O estudo teve início em setembro e reuniu pesquisadores e lideranças indígenas das seguintes instituições: o Centro de Pesquisa Woods Hole (WHRC), a própria RAISG, a Coordinadora de las Organizaciones Indígenas de la Cuenca Amazónica (COICA) e o Fundo de Defesa Ambiental (EDF).
Mudanças no clima
O informe apenas revelou o que já se supunha: os povos indígenas são importantes protagonistas para, não apenas conservar a floresta em pé e manter os estoques de carbono, como também contribuir para evitar os impactos ambientais nas mudanças do clima.
“Nunca tínhamos estado sob tanta pressão, agora este estudo demonstra que sim”, declarou Edwin Vásquez, coautor e presidente de COICA. “Agora temos evidência de que onde os direitos dos indígenas são preservados, as florestas estão em pé. Sabendo que mais da metade do carbono da região amazônica está nos territórios indígenas e nas áreas naturais protegidas, podemos dizer a nossos governantes que fortaleçam o papel e os direitos dos povos da floresta”, afirmou.

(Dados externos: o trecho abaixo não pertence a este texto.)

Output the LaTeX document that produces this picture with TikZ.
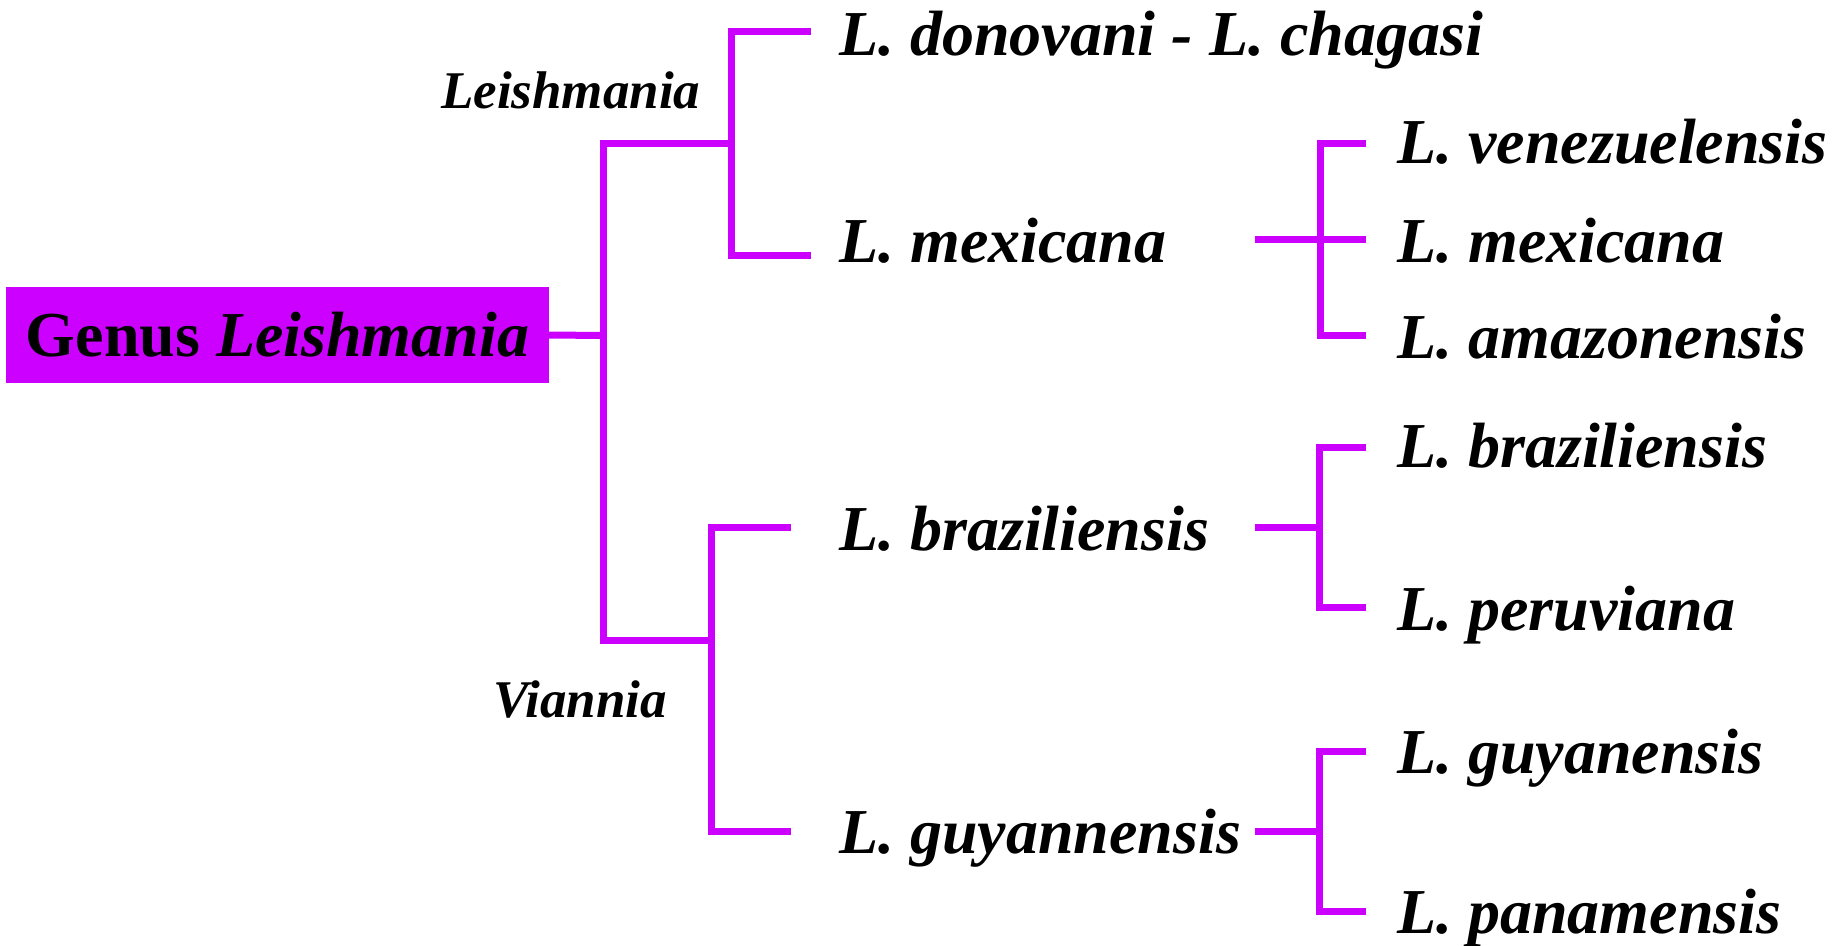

O estudo considera que uma importante proporção das TIs e áreas protegidas se encontra em situação de risco com “consequências potencialmente desastrosas” que podem afetar 40% dos territórios indígenas, um terço das áreas naturais protegidas e 24% que corresponde a ambas categorias, por tratar-se de áreas de superposição.
Manter a estabilidade da atmosfera amplia a gama de serviços ambientais e sociais fornecidos pela Amazônia e dependerá dos governos decidirem adotar políticas para assegurar a integridade ecológica das Tis e áreas protegidas, define o artigo.
O estudo adverte que a destruição contínua dos ecossistemas ricos en carbono diminuirá gradualmente sua capacidade de funcionar de forma adequada podendo resultar em “efeitos nocivos e potencialmente irreversíveis sobre a atmosfera e o planeta”.
Compromissos na COP20
Sandra Ríos espera que a COP20 no Peru sirva, pelo menos, para alinhar uma posição entre os países amazônicos a fim de traçar políticas comuns para a preservação da Amazônia e definir metas para evitar as emissões.
“Estamos em busca de compromissos. Esperamos demonstrar que nossa Amazônia armazena uma grande quantidade de carbono e que este estudo pode fazer parte de uma elaboração de estratégias para mitigar e adaptar às mudanças climáticas. O ordenamento e planejamento dos projetos de conservação devem ser pensados em conjunto”, argumentou.
Cerca de 14% das áreas indígenas ainda não estão legalmente reconhecidas. A Rede Amazônica de Informação Socioambiental Georreferenciada reforça a necessidade de reconhecer estas áreas oficialmente.
A situação dos povos indígenas na Amazônia ainda é “muito triste”, disse a ((o))eco a Relatora Especial da ONU para os direitos dos povos índigenas, Victoria Tauli-Corpuz.
“Tenho recebido muitas alegações de violações de direitos humanos dos povos indígenas na Amazônia, tanto no Peru, como no Brasil e no Equador. Se elas se confirmarem, não demonstram a seriedade de seus governos para tratar de temas relacionados às mudanças climáticas”.
A Relatora Especial da ONU conversou com ((o))eco durante o Global Landscapes Forum, um envento paralelo à conferencia oficial COP20 que reuniu neste fim de semana, na capital peruana, ambientalistas, cientistas, experts e ministros de sete países da América Latina para discutir temas de conservação da paisagem.
“Se você respeita os povos indígenas e seu direito à floresta, eles podem contribuir significativamente para as mitigações das mudanças do clima”, afirmou Victoria Tauli-Corpuz.